EMC Shutters Atmos Online Cloud Storage Service

(WEB HOST INDUSTRY REVIEW) — Information infrastructure systems, software and services provider EMC (www.emc.com) is no longer planning to support production usage of its cloud storage service, Atmos Online, discontinuing any and all paid subscription or support for Atmos Online services.

According to a noted posted by the EMC Cloud Infrastructure Services Team to the EMC Atmos site, Atmos Online will remain available strictly as a development environment to foster adoption of Atmos technology and Atmos cloud services offered by a range of service provider partners.

Any existing production accounts will not be billed either for past or future usage. 

EMC will also no longer provide any SLA or other availability commitment, and it is strongly encouraging customers to migrate any critical data or production workloads currently served via Atmos Online to a partner offering Atmos-based services.

Analyst firm Info-Tech Research Group (www.infotech.com) notes that the shutdown of Atmos Online serves as a cautionary note for enterprises looking at cloud services. Atmos Online was originally designed as a proof of concept to show the value of the cloud, however, its demise has substantiated concerns over the longer term viability of cloud services. 

“Beyond the Amazon business model of renting out existing excess capacity, it is often unclear how new cloud players are going to successfully monetize the cloud,” Info-Tech Research analyst Laura Hansen-Kohls said in a statement. “The Atmos example proves that this concern should not be limited to smaller players.”

According to Info-Tech, EMC’s sudden abandonment of Atmos Online is most likely because it was directly competing against its own partners in the space, but it was also likely due to less-than-expected customer growth or a higher-than-anticipated cost of supplying the service.

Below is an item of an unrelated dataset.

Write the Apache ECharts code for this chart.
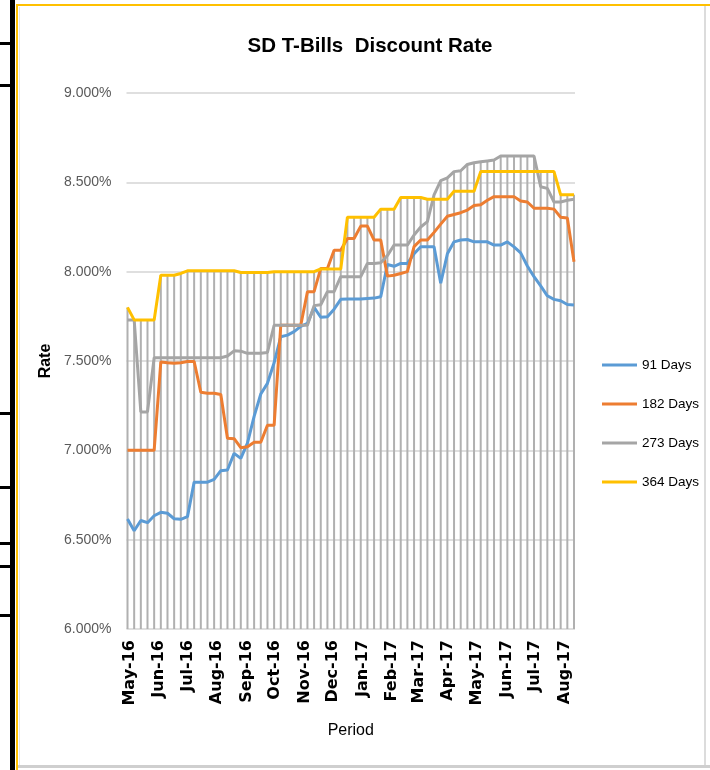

EMC’s canning of Atmos Online lends weight to one of Info-Tech’s classic cautions for evaluating the cloud —  availability and reliability — emphasizing the necessity for enterprises to have continuity plans in place in the case that a cloud service ceases to exist.

Prior to closing down Atmos Online, EMC Atmos was selected as the basis for CloudOne Storage, a scalable cloud storage product from managed hosting provider PEER 1 Hosting (www.peer1.com), providing web hosting customers pay-as-you-go online storage for data files and rich media from $0.15 per GB per month.

In May, cloud storage client developer Gladinet (www.gladinet.com) launched an access platform for EMC Atmos cloud storage, enabling small and medium-sized businesses to attach Atmos storage to their file servers, letting IT professionals attach EMC Atmos cloud storage to existing IT infrastructure, creating a cost-effective multi-tiered storage solution with low migration impact and faster backup or restore times.